If the infrastructure is expensive to develop and maintain, this cost should be reflected in fares to cover the amortization of the asset. Publicly available roads are a form of cross-subsidy since they offer their users free infrastructure. Still, freedom of access can be misleading as sales and fuel taxes are paid by users and these funds are used for road infrastructure construction and maintenance. If a government or a corporation uses other sectors of its activities to subsidize the full costs of transport infrastructure, then this cross-subsidy is having an impact on its costs. Taxes and tolls are commonly used to cross-subsidize public transit.

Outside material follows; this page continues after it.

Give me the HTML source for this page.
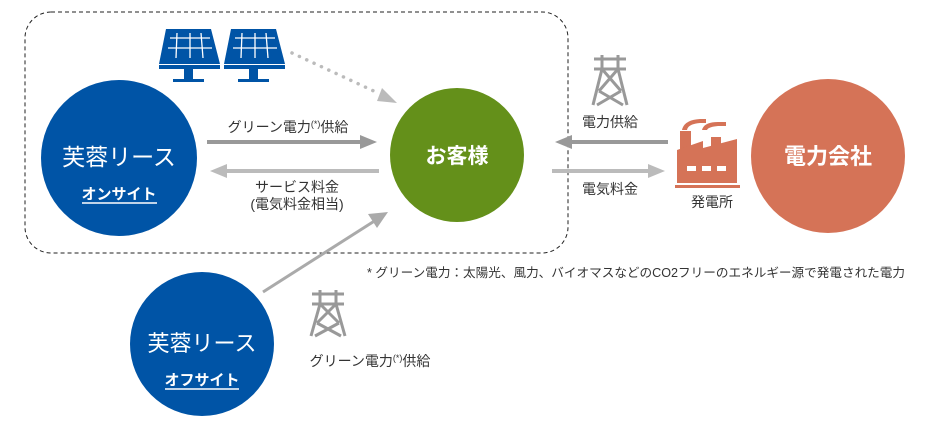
<!DOCTYPE html>
<html><head><meta charset="utf-8"><style>
body{margin:0;width:939px;height:428px;background:#fff;overflow:hidden;font-family:"Liberation Sans","Noto Sans CJK JP",sans-serif}
svg{display:block}
</style></head><body>
<svg width="939" height="428" viewBox="0 0 939 428" xmlns="http://www.w3.org/2000/svg" font-family="Liberation Sans, Noto Sans CJK JP, sans-serif">
<rect x="25" y="12" width="543" height="241" rx="26" fill="none" stroke="#222" stroke-width="1" stroke-dasharray="4,3"/>
<circle cx="119" cy="158" r="78" fill="#0054a6"/>
<circle cx="457" cy="155" r="67" fill="#64901a"/>
<circle cx="828" cy="156" r="77" fill="#d57357"/>
<circle cx="202" cy="344" r="72" fill="#0054a6"/>
<text x="119" y="165" fill="#fff" font-size="23" text-anchor="middle">芙蓉リース</text>
<text x="119" y="199" fill="#fff" font-size="15" font-weight="bold" text-anchor="middle">オンサイト</text>
<line x1="82" y1="203" x2="157" y2="203" stroke="#fff" stroke-width="1.5"/>
<text x="457" y="163" fill="#fff" font-size="21" font-weight="bold" text-anchor="middle">お客様</text>
<text x="828" y="164" fill="#fff" font-size="22" font-weight="bold" text-anchor="middle">電力会社</text>
<text x="202" y="351" fill="#fff" font-size="22" text-anchor="middle">芙蓉リース</text>
<text x="202" y="385" fill="#fff" font-size="15" font-weight="bold" text-anchor="middle">オフサイト</text>
<line x1="165" y1="389" x2="239" y2="389" stroke="#fff" stroke-width="1.5"/>
<g stroke-width="4">
<line x1="207" y1="142" x2="362" y2="142" stroke="#999"/>
<path d="M360,135 L377,142 L360,149Z" fill="#999" stroke="none"/>
<line x1="225" y1="171" x2="379" y2="171" stroke="#bbb"/>
<path d="M227,164 L210,171 L227,178Z" fill="#bbb" stroke="none"/>
<line x1="570" y1="142" x2="668" y2="142" stroke="#999"/>
<path d="M572,135 L555,142 L572,149Z" fill="#999" stroke="none"/>
<line x1="552" y1="171" x2="650" y2="171" stroke="#bbb"/>
<path d="M648,164 L665,171 L648,178Z" fill="#bbb" stroke="none"/>
<line x1="263" y1="292" x2="376" y2="220" stroke="#aaa" stroke-width="3"/>
<path d="M368,214 L388,212 L377,228Z" fill="#aaa" stroke="none"/>
</g>
<line x1="292" y1="53" x2="378" y2="93" stroke="#bbb" stroke-width="3.5" stroke-dasharray="0.1,8" stroke-linecap="round"/>
<path d="M382,88 L397,103 L377,101Z" fill="#bbb"/>
<g fill="#0054a6">
<path d="M166,29 L211,29 L220,64 L159,64Z"/><rect x="159" y="65" width="61" height="4"/><rect x="184" y="69" width="9" height="10"/><rect x="173" y="79" width="31" height="3"/>
<path d="M231,29 L276,29 L285,64 L224,64Z"/><rect x="224" y="65" width="61" height="4"/><rect x="249" y="69" width="9" height="10"/><rect x="238" y="79" width="31" height="3"/>
</g>
<g stroke="#fff" stroke-width="1.3">
<line x1="170" y1="38" x2="210" y2="38"/><line x1="168" y1="48" x2="212" y2="48"/><line x1="177" y1="33" x2="176" y2="58"/><line x1="190" y1="33" x2="190" y2="58"/><line x1="201" y1="33" x2="203" y2="58"/>
<line x1="235" y1="38" x2="275" y2="38"/><line x1="233" y1="48" x2="277" y2="48"/><line x1="242" y1="33" x2="241" y2="58"/><line x1="255" y1="33" x2="255" y2="58"/><line x1="266" y1="33" x2="268" y2="58"/>
</g>
<g stroke="#999" stroke-width="3" fill="none">
<g transform="translate(610,55)">
<line x1="-16" y1="4" x2="16" y2="4"/><line x1="-16" y1="14" x2="16" y2="14"/>
<path d="M-8,0 L-8,14 L-17,50 M8,0 L8,14 L17,50 M-8,14 L11,36 M8,14 L-11,36 M-11,36 L13,50 M11,36 L-13,50"/>
</g>
<g transform="translate(328,290)">
<line x1="-16" y1="4" x2="16" y2="4"/><line x1="-16" y1="14" x2="16" y2="14"/>
<path d="M-8,0 L-8,14 L-17,46 M8,0 L8,14 L17,46 M-8,14 L11,33 M8,14 L-11,33 M-11,33 L13,46 M11,33 L-13,46"/>
</g>
</g>
<g fill="#d57357">
<path d="M682,130 Q684,120 700,119 L706,119 L706,123 L700,123 Q688,124 687,130Z"/>
<path d="M702,130 Q704,122 718,122 L726,122 L726,126 L718,126 Q708,127 707,130Z"/>
<rect x="680" y="131" width="11" height="20"/>
<rect x="711" y="137" width="10" height="15"/>
<path d="M677,150 L703,141 L703,148 L737,139 L737,183 L677,183Z"/>
<rect x="675" y="185" width="65" height="3"/>
</g>
<g fill="#fff"><rect x="687" y="166" width="9" height="5"/><rect x="702" y="166" width="9" height="5"/><rect x="717" y="166" width="9" height="5"/></g>
<g fill="#333" font-size="14">
<text x="288" y="132" text-anchor="middle">グリーン電力<tspan font-size="9" dy="-5">(*)</tspan><tspan dy="5">供給</tspan></text>
<text x="297" y="192" text-anchor="middle">サービス料金</text>
<text x="297" y="209" text-anchor="middle">(電気料金相当)</text>
<text x="610" y="127" text-anchor="middle">電力供給</text>
<text x="610" y="194" text-anchor="middle">電気料金</text>
<text x="712" y="207" text-anchor="middle">発電所</text>
<text x="370" y="366" text-anchor="middle">グリーン電力<tspan font-size="9" dy="-5">(*)</tspan><tspan dy="5">供給</tspan></text>
<text x="367" y="277" font-size="12.5" textLength="538" lengthAdjust="spacingAndGlyphs">* グリーン電力：太陽光、風力、バイオマスなどのCO2フリーのエネルギー源で発電された電力</text>
</g>
</svg>
</body></html>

- Surcharges, taxes and tolls
Surcharges refer to an array of fees, often set in an arbitrary fashion, to reflect temporary conditions that may impact on the costs assumed by the transporter. They also take place when fares are regulated, leaving the operator to find alternative sources of revenue. The most common are fuel surcharges, security fees, geopolitical risk premiums, and additional baggage fees. The passenger transport industry, particularly airlines, has become dependent on a wide array of surcharges as a source of revenue for operators. Yield management is another form of surcharge where a transport service provider changes its rate according to fluctuations in demand.